The very first paragraph of the novel offers a wonderful example of text which includes imagery.
He had dipped his hand in its waves and licked the salt from his fingers. He had smelled the sharp resin of the pines. He had heard the low rhythm of the bells on the buoys that balanced on the ridges of the sea. He had seen the fine clapboard parsonage behind the church where he was to live, and the small house set a ways beyond it that puzzled him some.
This excerpt from the novel appeals to the senses of taste, touch, hearing , and sight.
In the second sentence, Turner places his hand in water (touch) and then licks the salt from his fingers (taste). One can form a mental picture of this based upon their own experiences of placing a hand in water and the memory of what salt tastes like.

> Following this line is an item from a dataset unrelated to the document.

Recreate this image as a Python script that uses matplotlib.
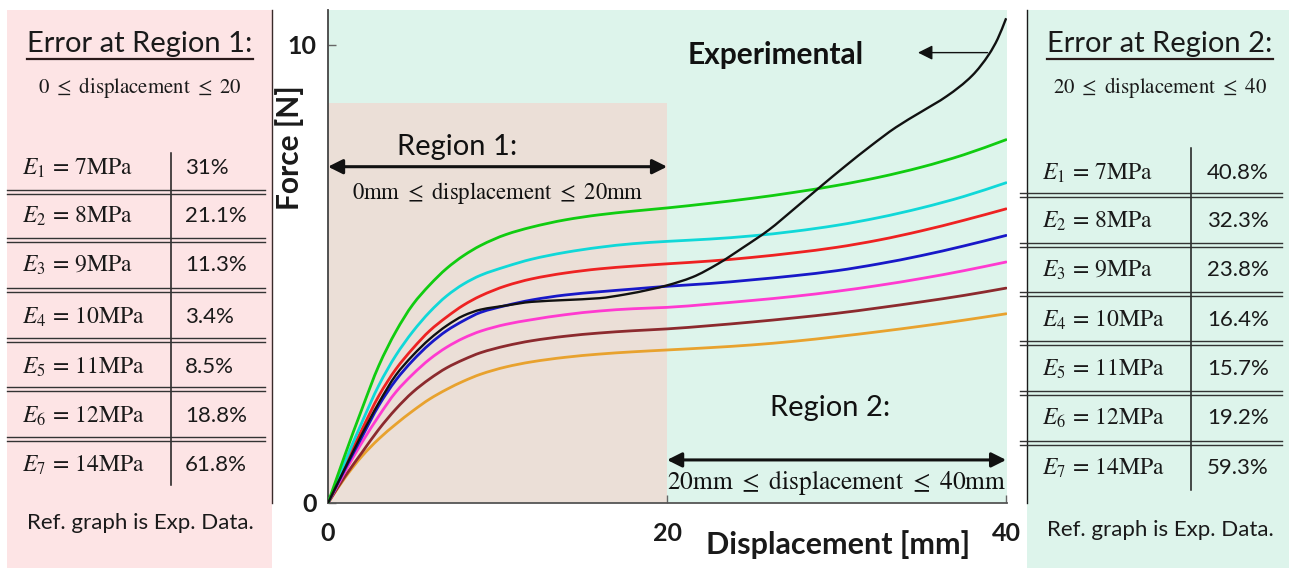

In the third sentence, the imagery appeals to the sense of smell. The memory of the smell of pine needles. Once the memory of pine trees is triggered by the smell, one can easily create a mental picture of the tree.
In the fourth sentence of the paragraph, Turner is recalling seeing a house and the curious way it set at a distance. By providing such a vivid picture of what Turner has seen, the author is helping the reader to "see" what Turner saw as well.